In the last week's discussion someone asked me if I could show in concrete code how it's possible to have a shared_ptr factory which is not intrusive with regard to the type of the objects it creates, yet is able to place the shared_ptr control block in the same memory block as the object (indeed, non-intrusiveness is an important requirement because factories often operate behind a DLL boundary.)

Let's start with the factory interface. This is a complete header file, it doesn't need to #include any headers:

//int_factory.h:

namespace boost { template <class> class shared_ptr; }
boost::shared_ptr<int> make_shared_int( int value );
Why is it an int factory? Basically, to make the point that shared_ptr allows a factory to control the allocation strategy without being intrusive (on the other hand, this doesn't illustrate the other very important shared_ptr feature, that the type of the pointee can be incomplete or even void.)
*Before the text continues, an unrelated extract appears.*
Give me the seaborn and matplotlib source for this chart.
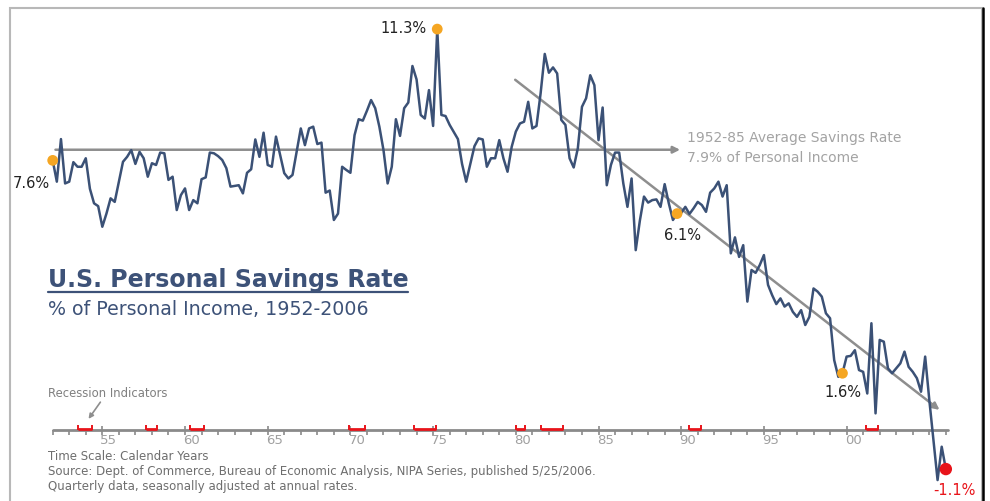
import numpy as np
import pandas as pd
import seaborn as sns
from matplotlib import pyplot as plt
from matplotlib.lines import Line2D
from matplotlib.patches import Rectangle

sns.set_style("white")
plt.rcParams['font.family'] = ['DejaVu Sans']

# quarterly personal savings rate (% of personal income), 1952Q1 .. 2006Q1
rate = [
    7.6, 7.0, 8.2, 6.95,      # 1952
    7.0, 7.55, 7.42, 7.42,    # 1953
    7.66, 6.8, 6.39, 6.31,    # 1954
    5.73, 6.1, 6.53, 6.43,    # 1955
    7.0, 7.56, 7.7, 7.89,     # 1956
    7.5, 7.84, 7.66, 7.14,    # 1957
    7.52, 7.47, 7.82, 7.8,    # 1958
    7.05, 7.14, 6.2, 6.62,    # 1959
    6.81, 6.2, 6.48, 6.39,    # 1960
    7.07, 7.12, 7.82, 7.8,    # 1961
    7.72, 7.61, 7.38, 6.86,   # 1962
    6.88, 6.9, 6.67, 7.25,    # 1963
    7.35, 8.19, 7.7, 8.38,    # 1964
    7.47, 7.42, 8.27, 7.75,   # 1965
    7.24, 7.09, 7.19, 7.84,   # 1966
    8.5, 8.03, 8.5, 8.55,     # 1967
    8.06, 8.1, 6.69, 6.75,    # 1968
    5.92, 6.1, 7.42, 7.33,    # 1969
    7.25, 8.31, 8.76, 8.72,   # 1970
    9.0, 9.3, 9.07, 8.55,     # 1971
    7.89, 6.95, 7.42, 8.76,   # 1972
    8.29, 9.07, 9.23, 10.26,  # 1973
    9.88, 8.88, 8.78, 9.58,   # 1974
    8.57, 11.3, 8.88, 8.85,   # 1975
    8.6, 8.4, 8.2, 7.5,       # 1976
    7.0, 7.5, 8.0, 8.22,      # 1977
    8.19, 7.42, 7.66, 7.66,   # 1978
    8.17, 7.66, 7.28, 7.98,   # 1979
    8.41, 8.64, 8.69, 9.25,   # 1980
    8.5, 8.57, 9.49, 10.6,    # 1981
    10.07, 10.22, 10.05, 8.74,  # 1982
    8.6, 7.66, 7.4, 7.94,     # 1983
    9.11, 9.35, 10.0, 9.72,   # 1984
    8.17, 9.09, 6.9, 7.47,    # 1985
    7.82, 7.82, 6.95, 6.29,   # 1986
    7.09, 5.07, 5.9, 6.58,    # 1987
    6.41, 6.48, 6.5, 6.29,    # 1988
    6.93, 6.39, 5.92, 6.1,    # 1989
    6.12, 6.29, 6.09, 6.25,   # 1990
    6.43, 6.34, 6.15, 6.69,   # 1991
    6.81, 7.0, 6.58, 6.9,     # 1992
    4.98, 5.43, 4.88, 5.21,   # 1993
    3.62, 4.51, 4.43, 4.65,   # 1994
    4.93, 4.09, 3.8, 3.55,    # 1995
    3.71, 3.48, 3.57, 3.33,   # 1996
    3.19, 3.38, 2.96, 3.19,   # 1997
    3.99, 3.9, 3.76, 3.29,    # 1998
    3.15, 1.97, 1.5, 1.6,     # 1999
    2.07, 2.09, 2.25, 1.69,   # 2000
    1.64, 1.03, 3.01, 0.47,   # 2001
    2.54, 2.49, 1.74, 1.6,    # 2002
    1.74, 1.88, 2.21, 1.78,   # 2003
    1.64, 1.46, 1.08, 2.07,   # 2004
    0.85, -0.28, -1.41, -0.47,  # 2005
    -1.1,                     # 2006
]
years = 1952 + np.arange(len(rate)) / 4

# highlighted points
hl_years = [1952.0, 1975.25, 1989.75, 1999.75]
hl_vals = [7.6, 11.3, 6.1, 1.6]
last_year = 2006.0
last_val = -1.1

avg_rate = 7.9
avg_end = 1990.1
trend_start = (1979.83, 9.92)
trend_end = (2005.75, 0.52)

# NBER recessions (decimal years)
rec_start = [1953.5, 1957.62, 1960.29, 1969.92, 1973.87, 1980.0, 1981.5, 1990.5, 2001.17]
rec_end = [1954.38, 1958.29, 1961.12, 1970.87, 1975.2, 1980.54, 1982.87, 1991.2, 2001.87]

tick_years = list(range(1952, 2007))
label_years = [1955, 1960, 1965, 1970, 1975, 1980, 1985, 1990, 1995, 2000]
tick_labels = ['55', '60', '65', '70', '75', '80', '85', '90', '95', '00']

navy = '#3b5176'
orange = '#f5a623'
red = '#e8141a'
grey_arrow = '#8e8e8e'

df = pd.DataFrame({'year': years, 'rate': rate})

W, H = 990, 501
fig = plt.figure(figsize=(W / 100, H / 100), dpi=100)
ax = fig.add_axes([0, 0, 1, 1])

# frame
fig.patches.append(Rectangle((10 / W, -0.05), 972 / W, (H - 8) / H + 0.05,
                             transform=fig.transFigure, fill=False,
                             edgecolor='#b8b8b8', lw=1.5, zorder=0))
fig.lines.append(Line2D([983 / W, 983 / W], [0, 1 - 8 / H], transform=fig.transFigure,
                        color='black', lw=1.8))

# time axis
ax.plot([tick_years[0], tick_years[-1] + 0.15], [0, 0], color='#8a8a8a', lw=2, zorder=2)
ax.vlines(tick_years, -0.15, 0, color='#8a8a8a', lw=1.2, zorder=2)
ax.vlines(label_years, 0, 0.1, color='#8a8a8a', lw=1.2, zorder=2)
for y, lab in zip(label_years, tick_labels):
    ax.text(y + 0.4, -0.12, lab, ha='center', va='top', fontsize=9.5, color='#a0a0a0')

# recession bars
ax.hlines([0.03] * len(rec_start), rec_start, rec_end, color=red, lw=2.0, zorder=3)
ax.vlines(rec_start + rec_end, 0.0, 0.13, color=red, lw=1.4, zorder=3)

# reference arrows
ax.annotate('', xy=(avg_end, avg_rate), xytext=(years[0], avg_rate),
            arrowprops=dict(arrowstyle='-|>', color=grey_arrow, lw=1.8, mutation_scale=10),
            zorder=1)
ax.annotate('', xy=trend_end, xytext=trend_start,
            arrowprops=dict(arrowstyle='-|>', color=grey_arrow, lw=1.8, mutation_scale=10),
            zorder=1)
ax.annotate('', xy=(1954.07, 0.25), xytext=(1954.98, 0.85),
            arrowprops=dict(arrowstyle='-|>', color=grey_arrow, lw=1.2, mutation_scale=7))

# savings series
sns.lineplot(data=df, x='year', y='rate', ax=ax, color=navy, lw=1.8, zorder=4)

sns.scatterplot(x=hl_years, y=hl_vals, ax=ax, color=orange, s=60, edgecolor='none', zorder=5)
sns.scatterplot(x=[last_year], y=[last_val], ax=ax, color=red, s=80, edgecolor='none', zorder=5)

ax.set_xlim(1948.814, 2008.67)
ax.set_ylim(-2.0, 12.12)
ax.axis('off')

lab_kw = dict(fontsize=10.5, color='#222222')
ax.annotate('7.6%', (hl_years[0], hl_vals[0]), xytext=(-2, -20), textcoords='offset points',
            ha='right', va='baseline', **lab_kw)
ax.annotate('11.3%', (hl_years[1], hl_vals[1]), xytext=(-8, -3), textcoords='offset points',
            ha='right', va='baseline', **lab_kw)
ax.annotate('6.1%', (hl_years[2], hl_vals[2]), xytext=(4, -19), textcoords='offset points',
            ha='center', va='baseline', **lab_kw)
ax.annotate('1.6%', (hl_years[3], hl_vals[3]), xytext=(0, -17), textcoords='offset points',
            ha='center', va='baseline', **lab_kw)
ax.annotate('-1.1%', (last_year, last_val), xytext=(6, -19), textcoords='offset points',
            ha='center', va='baseline', fontsize=10.5, color=red)

# average label
fig.text(687 / W, 1 - 142 / H, '1952-85 Average Savings Rate', fontsize=10,
         color='#a3a3a3', va='baseline')
fig.text(687 / W, 1 - 162 / H, '7.9% of Personal Income', fontsize=10,
         color='#a3a3a3', va='baseline')

# titles
fig.text(48 / W, 1 - 287 / H, 'U.S. Personal Savings Rate', fontsize=17,
         fontweight='bold', color='#3d5278', va='baseline')
fig.lines.append(Line2D([48 / W, 408 / W], [1 - 292 / H, 1 - 292 / H],
                        transform=fig.transFigure, color='#3d5278', lw=1.6))
fig.text(48 / W, 1 - 315 / H, '% of Personal Income, 1952-2006', fontsize=13.7,
         color='#3d5278', va='baseline')

fig.text(48 / W, 1 - 397 / H, 'Recession Indicators', fontsize=8.4, color='#808080',
         va='baseline')

foot_kw = dict(fontsize=8.5, color='#6e6e6e', va='baseline')
fig.text(48 / W, 1 - 460 / H, 'Time Scale: Calendar Years', **foot_kw)
fig.text(48 / W, 1 - 475 / H,
         'Source: Dept. of Commerce, Bureau of Economic Analysis, NIPA Series, published 5/25/2006.',
         **foot_kw)
fig.text(48 / W, 1 - 490 / H, 'Quarterly data, seasonally adjusted at annual rates.', **foot_kw)

fig.savefig('out.png', dpi=100, facecolor='white')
I'll paste the full implementation of the make_shared_int function at the end of this post, here I will describe the 4 allocation strategies it chooses from:

  • The default allocation type just news an int and places it in a shared_ptr using its most default behavior.
  • Case 1 calls boost::make_shared, which places both the object and the shared_ptr control block in the same memory block. The benefit of this approach is that it reduces memory fragmentation. In practice, this strategy almost makes the shared_ptr control block disappear since it's rather small compared to the typically large managed object. The downside is that the memory occupied by the object cannot be reclaimed until the control block expires, which in general could outlive the object due to weak_ptr references.
  • Case 2 is the trickiest, almost all of the machinery in the make_shared_int implementation is needed to support it. This case separates all control blocks into a memory pool of static size, which could reduce fragmentation (or not, because it's possible that the built-in memory manager already implements small objects optimization). Another potential benefit is that it improves cache coherency in use cases heavy on copying shared_ptr objects, since all refcounts are placed close together.
  • Case 3 demonstrates another powerful shared_ptr feature, called aliasing. In this case, the factory actually creates an object of type widget, which is entirely unrelated to the type of the objects (int) the factory returns. How is this safe? Well, the returned shared_ptr points a member of widget, which is of type int. While the factory still returns shared_ptr<int>, in this case the widget destructor will be called when the object expires.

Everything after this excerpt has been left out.